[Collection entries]
+ + + + +

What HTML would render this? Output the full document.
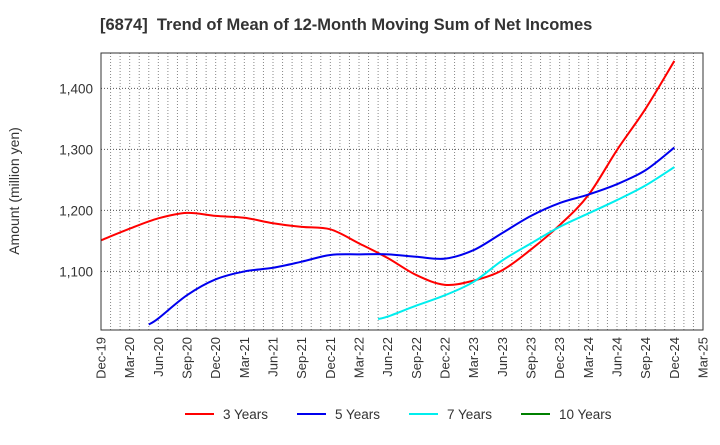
<!DOCTYPE html>
<html><head><meta charset="utf-8"><style>
body{margin:0;background:#fff;font-family:"Liberation Sans",Arial,sans-serif;}
</style></head><body>
<svg id="chart" width="720" height="440" xmlns="http://www.w3.org/2000/svg" font-family="Liberation Sans, Arial, sans-serif">
<text x="100" y="30" font-size="16.5" font-weight="bold" fill="#333">[6874]&#160; Trend of Mean of 12-Month Moving Sum of Net Incomes</text>
<text transform="translate(19,191) rotate(-90)" text-anchor="middle" font-size="14" fill="#333">Amount (million yen)</text>
<g id="grid"></g><g id="series"></g><g id="axes"></g><g id="legend"></g>
</svg>
<script>
const xLabels=["Dec-19","Mar-20","Jun-20","Sep-20","Dec-20","Mar-21","Jun-21","Sep-21","Dec-21","Mar-22","Jun-22","Sep-22","Dec-22","Mar-23","Jun-23","Sep-23","Dec-23","Mar-24","Jun-24","Sep-24","Dec-24","Mar-25"];
const yTicks=[1100,1200,1300,1400];
// month indices (0 = Dec-19) and values
const red3Months=[0,3,6,9,12,15,18,21,24,27,30,33,36,39,42,45,48,51,54,57,60];
const red3Values=[1151,1170,1187,1196,1191,1188,1179,1173,1169,1146,1122,1094,1078,1085,1102,1136,1176,1225,1299,1367,1445];
const blue5Months=[5,6,9,12,15,18,21,24,27,30,33,36,39,42,45,48,51,54,57,60];
const blue5Values=[1013,1023,1061,1087,1100,1106,1116,1127,1128,1128,1124,1121,1135,1163,1191,1212,1226,1243,1266,1303];
const cyan7Months=[29,30,33,36,39,42,45,48,51,54,57,60];
const cyan7Values=[1022,1026,1044,1061,1083,1118,1146,1173,1195,1217,1241,1271];
const L=101,R=703,T=53,B=330,yMin=1004,yMax=1458,nMonths=63;
const X=m=>L+(R-L)*m/nMonths;
const Y=v=>B-(v-yMin)/(yMax-yMin)*(B-T);
const NS="http://www.w3.org/2000/svg";
function mk(tag,attrs,parent){const e=document.createElementNS(NS,tag);for(const k in attrs)e.setAttribute(k,attrs[k]);parent.appendChild(e);return e;}
const grid=document.getElementById('grid'),axes=document.getElementById('axes'),ser=document.getElementById('series'),leg=document.getElementById('legend');
for(let m=1;m<nMonths;m++){const g=mk('line',{x1:X(m),x2:X(m),y1:T,y2:B,stroke:'#888','stroke-width':1,'stroke-dasharray':'1,2'},grid);

}
yTicks.forEach(v=>{const g=mk('line',{x1:L,x2:R,y1:Y(v),y2:Y(v),stroke:'#555','stroke-width':1,'stroke-dasharray':'1,2'},grid);


const t=mk('text',{x:L-8,y:Y(v)+5,'text-anchor':'end','font-size':13.5,fill:'#333'},axes);t.textContent=v.toLocaleString('en-US');

});
xLabels.forEach((s,i)=>{const x=X(i*3);const t=mk('text',{transform:`translate(${x+4.5},337) rotate(-90)`,'text-anchor':'end','font-size':13,fill:'#333'},axes);t.textContent=s;

});
const frame=mk('rect',{x:L,y:T,width:R-L,height:B-T,fill:'none',stroke:'#333','stroke-width':1},axes);


function smooth(ms,vs){const p=ms.map((m,i)=>[X(m),Y(vs[i])]);let d=`M${p[0][0]},${p[0][1]}`;
for(let i=0;i<p.length-1;i++){const p0=p[i-1]||p[i],p1=p[i],p2=p[i+1],p3=p[i+2]||p2;
d+=` C${p1[0]+(p2[0]-p0[0])/6},${p1[1]+(p2[1]-p0[1])/6} ${p2[0]-(p3[0]-p1[0])/6},${p2[1]-(p3[1]-p1[1])/6} ${p2[0]},${p2[1]}`;}return d;}
[[red3Months,red3Values,'#ff0000','series-3-years'],[blue5Months,blue5Values,'#0000ee','series-5-years'],[cyan7Months,cyan7Values,'#00eeee','series-7-years']].forEach(([m,v,c,n])=>{
const p=mk('path',{d:smooth(m,v),fill:'none',stroke:c,'stroke-width':2},ser);

});
[['3 Years','#ff0000',185],['5 Years','#0000ee',297],['7 Years','#00eeee',409],['10 Years','#008000',521]].forEach(([s,c,x])=>{
const l=mk('line',{x1:x,x2:x+29,y1:414,y2:414,stroke:c,'stroke-width':2},leg);


const t=mk('text',{x:x+38,y:419,'font-size':13.5,fill:'#333'},leg);t.textContent=s;

});
</script>
</body></html>
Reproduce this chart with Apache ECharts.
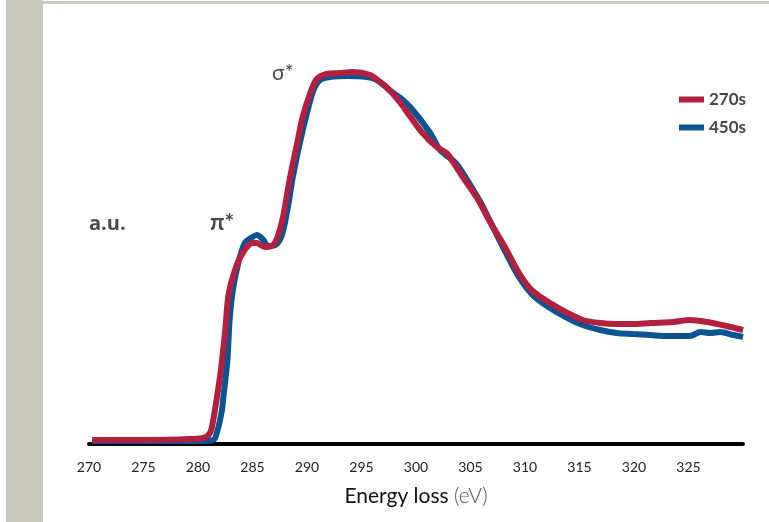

+ + + + +

All the records need to be repeated exactly, with the images dropped.

ANSWER BELOW:
What HTML would render this? Output the full document.
<!DOCTYPE html>
<html><head><meta charset="utf-8"><style>
body{margin:0;background:#fff;font-family:"Liberation Sans",Arial,sans-serif;}
</style></head><body>
<svg id="chart" width="720" height="440" xmlns="http://www.w3.org/2000/svg" font-family="Liberation Sans, Arial, sans-serif">
<text x="100" y="30" font-size="16.5" font-weight="bold" fill="#333">[6874]&#160; Trend of Mean of 12-Month Moving Sum of Net Incomes</text>
<text transform="translate(19,191) rotate(-90)" text-anchor="middle" font-size="14" fill="#333">Amount (million yen)</text>
<g id="grid"></g><g id="series"></g><g id="axes"></g><g id="legend"></g>
</svg>
<script>
const xLabels=["Dec-19","Mar-20","Jun-20","Sep-20","Dec-20","Mar-21","Jun-21","Sep-21","Dec-21","Mar-22","Jun-22","Sep-22","Dec-22","Mar-23","Jun-23","Sep-23","Dec-23","Mar-24","Jun-24","Sep-24","Dec-24","Mar-25"];
const yTicks=[1100,1200,1300,1400];
// month indices (0 = Dec-19) and values
const red3Months=[0,3,6,9,12,15,18,21,24,27,30,33,36,39,42,45,48,51,54,57,60];
const red3Values=[1151,1170,1187,1196,1191,1188,1179,1173,1169,1146,1122,1094,1078,1085,1102,1136,1176,1225,1299,1367,1445];
const blue5Months=[5,6,9,12,15,18,21,24,27,30,33,36,39,42,45,48,51,54,57,60];
const blue5Values=[1013,1023,1061,1087,1100,1106,1116,1127,1128,1128,1124,1121,1135,1163,1191,1212,1226,1243,1266,1303];
const cyan7Months=[29,30,33,36,39,42,45,48,51,54,57,60];
const cyan7Values=[1022,1026,1044,1061,1083,1118,1146,1173,1195,1217,1241,1271];
const L=101,R=703,T=53,B=330,yMin=1004,yMax=1458,nMonths=63;
const X=m=>L+(R-L)*m/nMonths;
const Y=v=>B-(v-yMin)/(yMax-yMin)*(B-T);
const NS="http://www.w3.org/2000/svg";
function mk(tag,attrs,parent){const e=document.createElementNS(NS,tag);for(const k in attrs)e.setAttribute(k,attrs[k]);parent.appendChild(e);return e;}
const grid=document.getElementById('grid'),axes=document.getElementById('axes'),ser=document.getElementById('series'),leg=document.getElementById('legend');
for(let m=1;m<nMonths;m++){const g=mk('line',{x1:X(m),x2:X(m),y1:T,y2:B,stroke:'#888','stroke-width':1,'stroke-dasharray':'1,2'},grid);

}
yTicks.forEach(v=>{const g=mk('line',{x1:L,x2:R,y1:Y(v),y2:Y(v),stroke:'#555','stroke-width':1,'stroke-dasharray':'1,2'},grid);


const t=mk('text',{x:L-8,y:Y(v)+5,'text-anchor':'end','font-size':13.5,fill:'#333'},axes);t.textContent=v.toLocaleString('en-US');

});
xLabels.forEach((s,i)=>{const x=X(i*3);const t=mk('text',{transform:`translate(${x+4.5},337) rotate(-90)`,'text-anchor':'end','font-size':13,fill:'#333'},axes);t.textContent=s;

});
const frame=mk('rect',{x:L,y:T,width:R-L,height:B-T,fill:'none',stroke:'#333','stroke-width':1},axes);


function smooth(ms,vs){const p=ms.map((m,i)=>[X(m),Y(vs[i])]);let d=`M${p[0][0]},${p[0][1]}`;
for(let i=0;i<p.length-1;i++){const p0=p[i-1]||p[i],p1=p[i],p2=p[i+1],p3=p[i+2]||p2;
d+=` C${p1[0]+(p2[0]-p0[0])/6},${p1[1]+(p2[1]-p0[1])/6} ${p2[0]-(p3[0]-p1[0])/6},${p2[1]-(p3[1]-p1[1])/6} ${p2[0]},${p2[1]}`;}return d;}
[[red3Months,red3Values,'#ff0000','series-3-years'],[blue5Months,blue5Values,'#0000ee','series-5-years'],[cyan7Months,cyan7Values,'#00eeee','series-7-years']].forEach(([m,v,c,n])=>{
const p=mk('path',{d:smooth(m,v),fill:'none',stroke:c,'stroke-width':2},ser);

});
[['3 Years','#ff0000',185],['5 Years','#0000ee',297],['7 Years','#00eeee',409],['10 Years','#008000',521]].forEach(([s,c,x])=>{
const l=mk('line',{x1:x,x2:x+29,y1:414,y2:414,stroke:c,'stroke-width':2},leg);


const t=mk('text',{x:x+38,y:419,'font-size':13.5,fill:'#333'},leg);t.textContent=s;

});
</script>
</body></html>
Reproduce this chart with Apache ECharts.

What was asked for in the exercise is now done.